Work to do: Pictures are excluded. Copy exactly, and only, the lines from the one containing "Write the matplotlib code for this chart." through the one containing "plt.rcParams['font.family'] = ['Liberation", both ends included.

★ ★ ★ ★ ★

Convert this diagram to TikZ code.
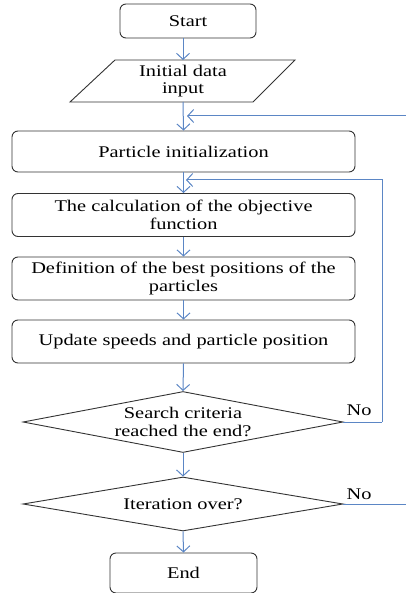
\documentclass[tikz,border=0pt]{standalone}
\usepackage{fontspec}
\setmainfont{Liberation Serif}[FakeStretch=1.25]
\usetikzlibrary{shapes.geometric,arrows.meta}
\definecolor{flowblue}{HTML}{5B86C5}
\definecolor{boxline}{HTML}{333333}
\begin{document}
\begin{tikzpicture}[x=1pt,y=-1pt,
  every node/.style={font=\fontsize{16.3}{17.5}\selectfont, text=black},
  procbox/.style={draw=boxline, line width=0.9pt, rounded corners=6pt,
    minimum width=343pt, inner sep=0pt, align=center},
  termbox/.style={draw=boxline, line width=0.9pt, rounded corners=6pt,
    inner sep=0pt, align=center},
  iotext/.style={inner sep=0pt, align=center},
  ioframe/.style={draw=boxline, line width=0.9pt},
  decision/.style={draw=boxline, line width=0.9pt, diamond, aspect=5.2,
    minimum width=320pt, inner sep=0pt, align=center},
  flow/.style={draw=flowblue, line width=1pt,
    -{Straight Barb[length=6pt,width=13pt,line width=1pt]}},
  loopline/.style={draw=flowblue, line width=1pt}]
  \useasboundingbox (0,0) rectangle (406,593);
  \clip (0,0) rectangle (406,593);

  % main column of steps
  \node[termbox, minimum width=136pt, minimum height=34pt] (start) at (188,21) {Start};
  \node[iotext] (input) at (183,81) {Initial data\\input};
  % data-input parallelogram around the text
  \draw[ioframe] ([shift={(-113,21)}]input.center) -- ([shift={(70,21)}]input.center)
    -- ([shift={(112,-21)}]input.center) -- ([shift={(-68,-21)}]input.center) -- cycle;
  \node[procbox, minimum height=41pt] (init) at (183.5,151.5) {Particle initialization};
  \node[procbox, minimum height=43pt] (calc) at (183.5,215) {The calculation of the objective\\function};
  \node[procbox, minimum height=43pt] (best) at (183.5,278.5) {Definition of the best positions of the\\particles};
  \node[procbox, minimum height=43pt] (upd) at (183.5,341.5) {Update speeds and particle position};
  \node[decision, minimum height=61pt] (crit) at (183,422) {Search criteria\\reached the end?};
  \node[decision, minimum height=54pt] (iter) at (183,504) {Iteration over?};
  \node[termbox, minimum width=147pt, minimum height=40pt] (stop) at (183.5,573) {End};

  % joins where the loops come back in
  \coordinate (j1) at (183,116);
  \coordinate (j2) at (183,180);
  \coordinate (r1) at (382,422);
  \coordinate (r2) at (410,504);

  % forward arrows
  \draw[flow] (start.south -| 183,0) -- (183,60);
  \draw[flow] (183,102) -- (init.north);
  \draw[flow] (init.south) -- (calc.north);
  \draw[flow] (calc.south) -- (best.north);
  \draw[flow] (best.south) -- (upd.north);
  \draw[flow] (upd.south) -- (crit.north);
  \draw[flow] (crit.south) -- (iter.north);
  \draw[flow] (iter.south) -- (stop.north);

  % feedback loops
  \draw[loopline] (crit.east) -- (r1);
  \draw[flow] (r1) -- (r1 |- j2) -- ([xshift=3pt]j2);
  \draw[loopline] (iter.east) -- (r2);
  \draw[flow] (r2) -- (r2 |- j1) -- ([xshift=4pt]j1);

  % branch labels
  \node (no1) at (359,410) {No};
  \node (no2) at (359,494) {No};
\end{tikzpicture}
\end{document}
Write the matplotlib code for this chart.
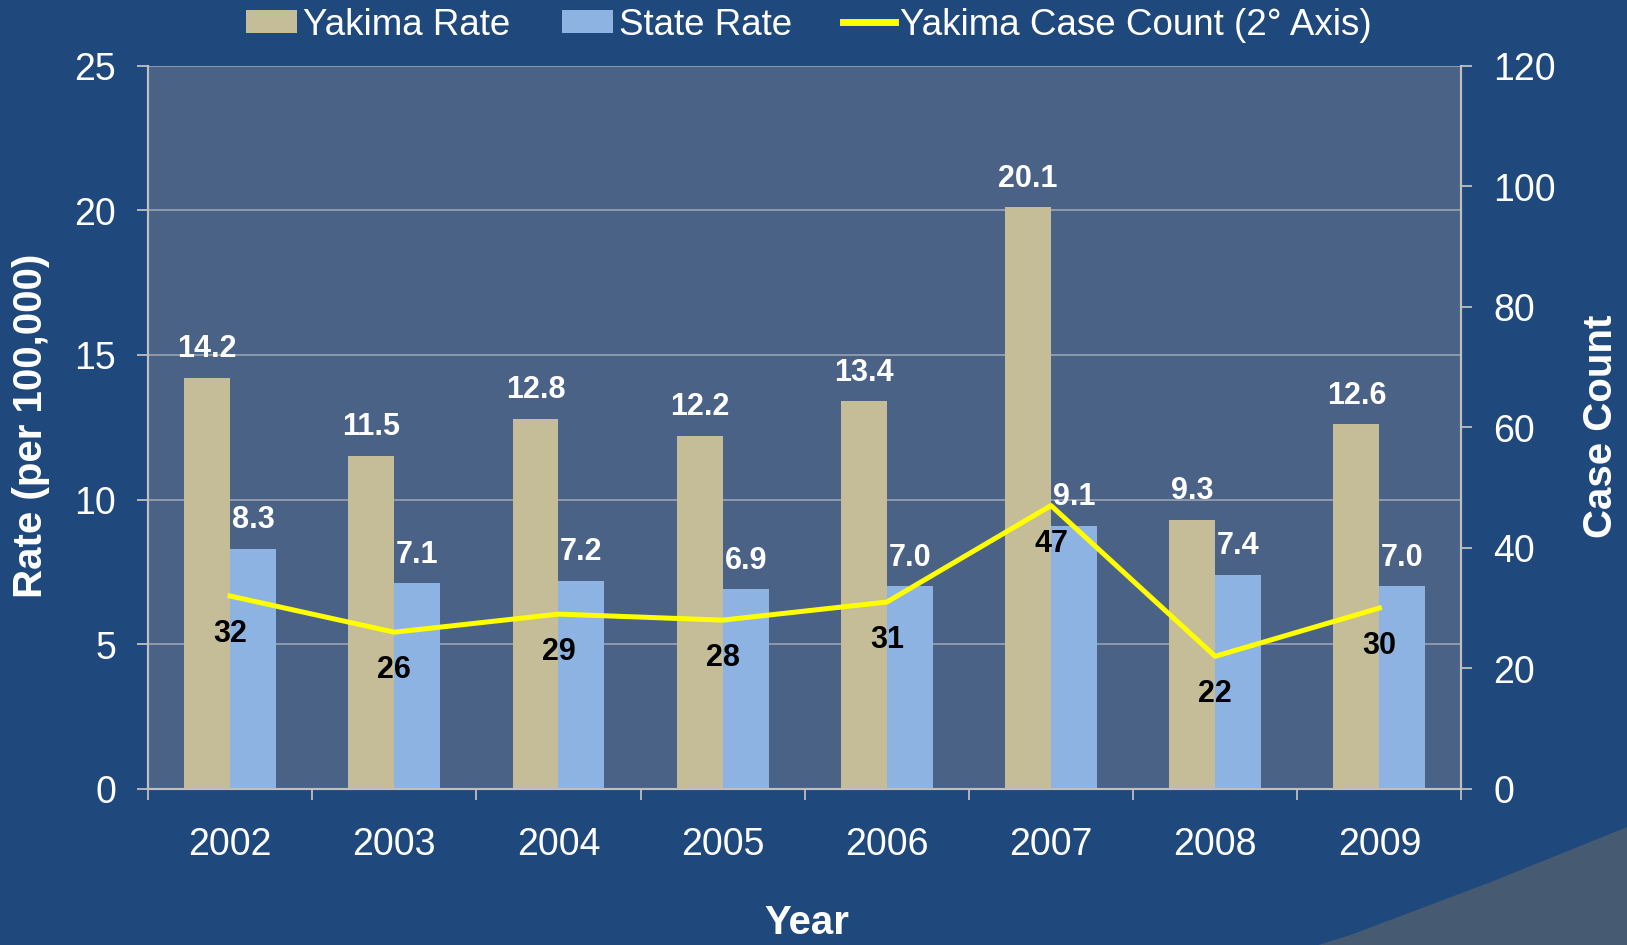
import matplotlib
matplotlib.use('Agg')
import matplotlib.pyplot as plt
import numpy as np
from matplotlib.patches import Polygon, Patch
from matplotlib.lines import Line2D

plt.rcParams['font.family'] = ['Liberation Sans', 'DejaVu Sans']

# Данные
years = ['2002', '2003', '2004', '2005', '2006', '2007', '2008', '2009']
yakima_rate = [14.2, 11.5, 12.8, 12.2, 13.4, 20.1, 9.3, 12.6]
state_rate = [8.3, 7.1, 7.2, 6.9, 7.0, 9.1, 7.4, 7.0]
case_count = [32, 26, 29, 28, 31, 47, 22, 30]

bg = '#1F497D'
plot_bg = '#4A6286'
tan = '#C4BD97'
lblue = '#8DB3E2'
grey = '#BFBFBF'

fig = plt.figure(figsize=(16.275, 9.455), dpi=100, facecolor=bg)

# декоративный уголок внизу справа
corner = Polygon([(1318 / 1627, 0), (1350 / 1627, 10 / 945), (1488 / 1627, 62 / 945),
                  (1627 / 1627, 118 / 945), (1, 0)],
                 closed=True, transform=fig.transFigure, facecolor='#465A72',
                 edgecolor='none', zorder=0)
fig.patches.append(corner)

ax = fig.add_axes([148 / 1627, 1 - 789 / 945, 1313 / 1627, 723 / 945], facecolor=plot_bg)

x = np.arange(len(years))
w = 0.28

ax.bar(x - w / 2, yakima_rate, w, color=tan, zorder=2)
ax.bar(x + w / 2, state_rate, w, color=lblue, zorder=2)

for xi, v in zip(x, yakima_rate):
    ax.annotate(f'{v:.1f}', (xi - w / 2, v), xytext=(0, 21), textcoords='offset points',
                ha='center', va='center', fontsize=22, fontweight='bold', color='white', zorder=3)
for xi, v in zip(x, state_rate):
    ax.annotate(f'{v:.1f}', (xi + w / 2, v), xytext=(0, 21), textcoords='offset points',
                ha='center', va='center', fontsize=22, fontweight='bold', color='white', zorder=3)

ax.set_xlim(-0.5, len(years) - 0.5)
ax.set_ylim(0, 25)
ax.set_yticks(np.arange(0, 26, 5))
ax.set_xticks(x)
ax.set_xticklabels(years)
ax.set_xticks(np.arange(-0.5, len(years), 1), minor=True)
ax.tick_params(axis='x', which='major', length=0, pad=27, labelsize=27, labelcolor='white')
ax.tick_params(axis='x', which='minor', length=8, width=1.3, color=grey, direction='out')
ax.tick_params(axis='y', length=8, width=1.3, color=grey, pad=15, labelsize=27, labelcolor='white')
ax.grid(axis='y', color='#9AA3B2', linewidth=1.2, zorder=1)
ax.set_axisbelow(True)
for s in ['left', 'bottom', 'right']:
    ax.spines[s].set_color(grey)
    ax.spines[s].set_linewidth(1.5)
ax.spines['top'].set_visible(False)

# вторая ось — число случаев
ax2 = ax.twinx()
ax2.plot(x, case_count, color='#FFFF00', linewidth=3.6, zorder=4)
for xi, c in zip(x, case_count):
    ax2.annotate(f'{c}', (xi, c), xytext=(0, -27), textcoords='offset points',
                 ha='center', va='center', fontsize=22, fontweight='bold', color='black', zorder=5)
ax2.set_ylim(0, 120)
ax2.set_yticks(np.arange(0, 121, 20))
ax2.tick_params(axis='y', length=8, width=1.3, color=grey, pad=15, labelsize=27, labelcolor='white')
for s in ['left', 'bottom', 'right']:
    ax2.spines[s].set_color(grey)
    ax2.spines[s].set_linewidth(1.5)
ax2.spines['top'].set_visible(False)

# подписи осей
fig.text(31 / 1627, 1 - 426 / 945, 'Rate (per 100,000)', rotation=90, ha='center', va='center',
         fontsize=29, fontweight='bold', color='white')
fig.text(1601 / 1627, 1 - 426 / 945, 'Case Count', rotation=90, ha='center', va='center',
         fontsize=29, fontweight='bold', color='white')
fig.text(807 / 1627, 1 - 923 / 945, 'Year', ha='center', va='center',
         fontsize=29, fontweight='bold', color='white')

handles = [Patch(facecolor=tan, edgecolor='none'),
           Patch(facecolor=lblue, edgecolor='none'),
           Line2D([0], [0], color='#FFFF00', linewidth=5)]
labels = ['Yakima Rate', 'State Rate', 'Yakima Case Count (2° Axis)']
fig.legend(handles, labels, loc='center', bbox_to_anchor=(0.497, 0.973), ncol=3,
           frameon=False, fontsize=26.5, labelcolor='white', handlelength=1.4,
           handleheight=0.6, handletextpad=0.15, columnspacing=1.4)

fig.savefig('out.png', dpi=100, facecolor=bg)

★ ★ ★ ★ ★

Finished answer:
Write the matplotlib code for this chart.
import matplotlib
matplotlib.use('Agg')
import matplotlib.pyplot as plt
import numpy as np
from matplotlib.patches import Polygon, Patch
from matplotlib.lines import Line2D

plt.rcParams['font.family'] = ['Liberation Sans', 'DejaVu Sans']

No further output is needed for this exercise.